Stephanie Jojokian, director of the Redskins' cheerleaders, denied that she forced any cheerleaders to go to the nightclub and disputed the five women's accounts.

A Redskins spokesman said the team would decline to comment.

The report also detailed a 2012 mandatory "team-bonding" party on the yacht of a businessman and former suite holder named William Teel Jr. According to five cheerleaders the Times cited, other men were on the boat when the cheerleaders boarded, and they were given copious alcohol and encouraged to participate in suggestive dance contests.

Teel told the Times that he believed no one from the Redskins pressured cheerleaders to attend the party and "no one was disrespected."

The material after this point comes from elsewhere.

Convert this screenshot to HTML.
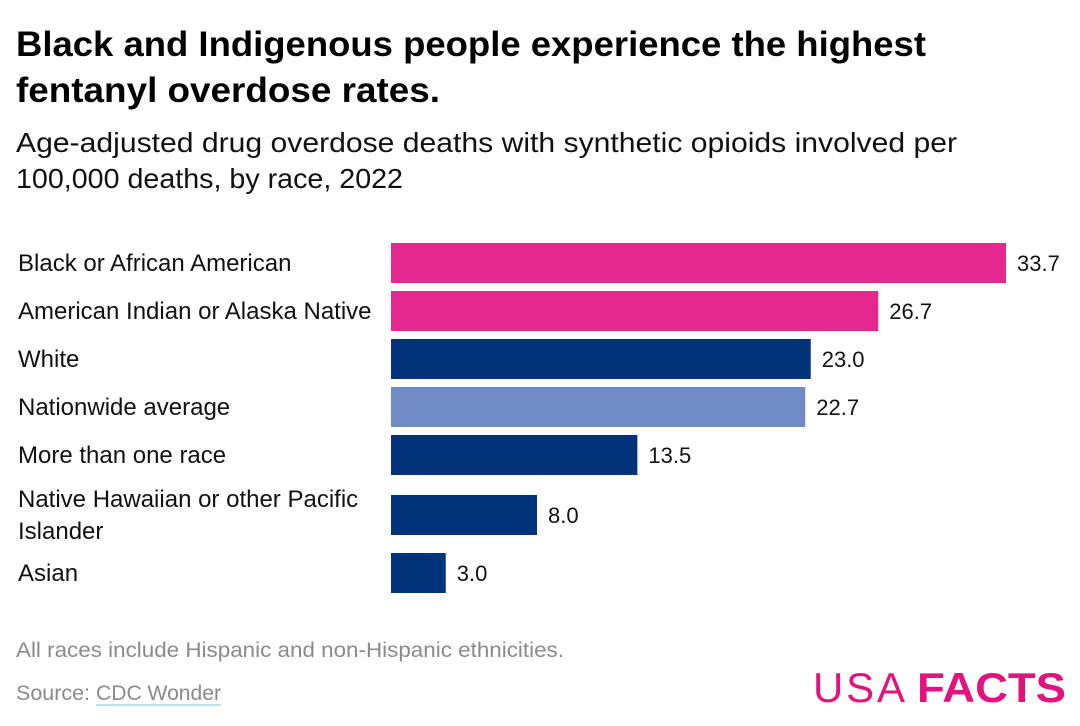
<!DOCTYPE html>
<html><head><meta charset="utf-8"><style>
html,body{margin:0;padding:0;background:#fff;}
svg{display:block;font-family:"Liberation Sans",sans-serif;}
</style></head><body>
<svg id="chart" width="1080" height="726" viewBox="0 0 1080 726">
<text x="16" y="56" font-size="35" font-weight="bold" fill="#000" textLength="910" lengthAdjust="spacingAndGlyphs">Black and Indigenous people experience the highest</text>
<text x="16" y="102" font-size="35" font-weight="bold" fill="#000" textLength="424" lengthAdjust="spacingAndGlyphs">fentanyl overdose rates.</text>
<text x="16" y="152" font-size="28" fill="#111" textLength="941" lengthAdjust="spacingAndGlyphs">Age-adjusted drug overdose deaths with synthetic opioids involved per</text>
<text x="16" y="188" font-size="28" fill="#111" textLength="387" lengthAdjust="spacingAndGlyphs">100,000 deaths, by race, 2022</text>
<g id="bars"></g>
<text x="16" y="657" font-size="21" fill="#8a8a8a" textLength="548" lengthAdjust="spacingAndGlyphs">All races include Hispanic and non-Hispanic ethnicities.</text>
<text x="16" y="700" font-size="21" fill="#8a8a8a" textLength="74" lengthAdjust="spacingAndGlyphs">Source:</text>
<text x="96" y="700" font-size="21" fill="#8a8a8a" textLength="125" lengthAdjust="spacingAndGlyphs">CDC Wonder</text>
<rect x="96" y="704" width="125" height="2" fill="#bfe0ee"/>
<text x="813" y="702" font-size="42" fill="#e2137f" textLength="92" lengthAdjust="spacing" style="font-weight:300">USA</text>
<text x="917" y="702" font-size="42" fill="#e2137f" font-weight="bold" textLength="149" lengthAdjust="spacingAndGlyphs">FACTS</text>
</svg>
<script>
const categories = ["Black or African American","American Indian or Alaska Native","White","Nationwide average","More than one race","Native Hawaiian or other Pacific Islander","Asian"];
const values = [33.7, 26.7, 23.0, 22.7, 13.5, 8.0, 3.0];
const valueLabels = ["33.7","26.7","23.0","22.7","13.5","8.0","3.0"];
const groups = ["highlight","highlight","normal","average","normal","normal","normal"];

const NS = "http://www.w3.org/2000/svg";
const g = document.getElementById("bars");
const x0 = 391, pxPerUnit = 615/33.7;
const xScale = v => x0 + v*pxPerUnit;
const colors = {highlight:"#e5288e", normal:"#00337a", average:"#718bc6"};
const barH = 40;
let y = 243;
categories.forEach((c, i) => {
  const wrap = c.length > 36;
  const rowH = wrap ? 70 : 48;
  const by = wrap ? y + 12 : y;
  const rect = document.createElementNS(NS, "rect");
  rect.setAttribute("x", x0);
  rect.setAttribute("y", by);
  rect.setAttribute("width", xScale(values[i]) - x0);
  rect.setAttribute("height", barH);
  rect.setAttribute("fill", colors[groups[i]]);
  
  
  g.appendChild(rect);
  const vt = document.createElementNS(NS, "text");
  vt.setAttribute("x", xScale(values[i]) + 11);
  vt.setAttribute("y", by + 28);
  vt.setAttribute("font-size", "22");
  vt.setAttribute("fill", "#111");
  vt.textContent = valueLabels[i];
  
  
  g.appendChild(vt);
  const lines = wrap ? ["Native Hawaiian or other Pacific","Islander"] : [c];
  lines.forEach((ln, k) => {
    const t = document.createElementNS(NS, "text");
    t.setAttribute("x", 18);
    t.setAttribute("y", wrap ? by + 12 + k*32 : by + 28);
    t.setAttribute("font-size", "24");
    t.setAttribute("fill", "#111");
    t.textContent = ln;
    
    
    g.appendChild(t);
  });
  y += rowH;
});
</script>
</body></html>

The report comes as the NFL's practices toward cheerleaders have come under scrutiny. Two former cheerleaders — one with the New Orleans Saints and one with the Miami Dolphins — have recently filed discrimination claims against their former teams, one on the grounds of gender discrimination, the other on gender and religious grounds.

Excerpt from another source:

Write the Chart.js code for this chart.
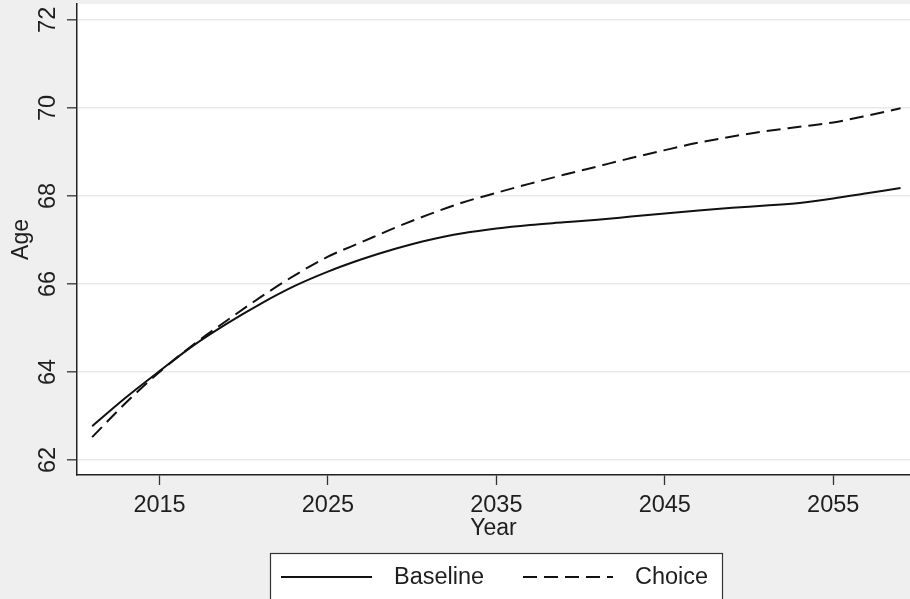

The Times report "made me cry," said Sara Blackwell, the Florida lawyer representing the two cheerleaders who filed the discrimination cases. "It made my stomach sick. I think [NFL Commissioner] Roger Goodell has the power to change this and every single one of the teams, but he is choosing to not do it."

Blackwell wants to meet with Goodell to discuss cheerleader welfare and has said Bailey Davis, the former Saints cheerleader, will drop her case for a payment of $1 if the NFL agrees to a meeting.

"The NFL statement is constantly that the cheerleaders deserve a professional environment free of discrimination and sexual harassment," Blackwell said. "Apparently, they mean they deserve it — the NFL just has no intention to actually provide it. That's very clear by the lack of response thus far from Goodell to the media, the cheerleaders or to our settlement demand."

The NFL did not return a request for comment Wednesday evening. The league has maintained that individual teams are responsible for policies regarding cheerleading teams and said every NFL employee deserves a respectful workplace free of discrimination.

One former Redskins cheerleader said keeping their weight within specified limits is no longer contractually obligated, but that team members understand that certain body proportions must be kept to remain on the team. "You know it exists," she said. "They may not have it writing, but it exists."

Four current Redskins cheerleaders, who spoke to The Post after the team approved, described a different experience last month. They said they enjoy the camaraderie the team provides, believe the team protects their safety and do not feel pressured to attend events they do not wish to. They said the only events they attended were ones they volunteered. One described recent negative attention on attitudes toward cheerleaders as "frustrating," and another called it "bizarre."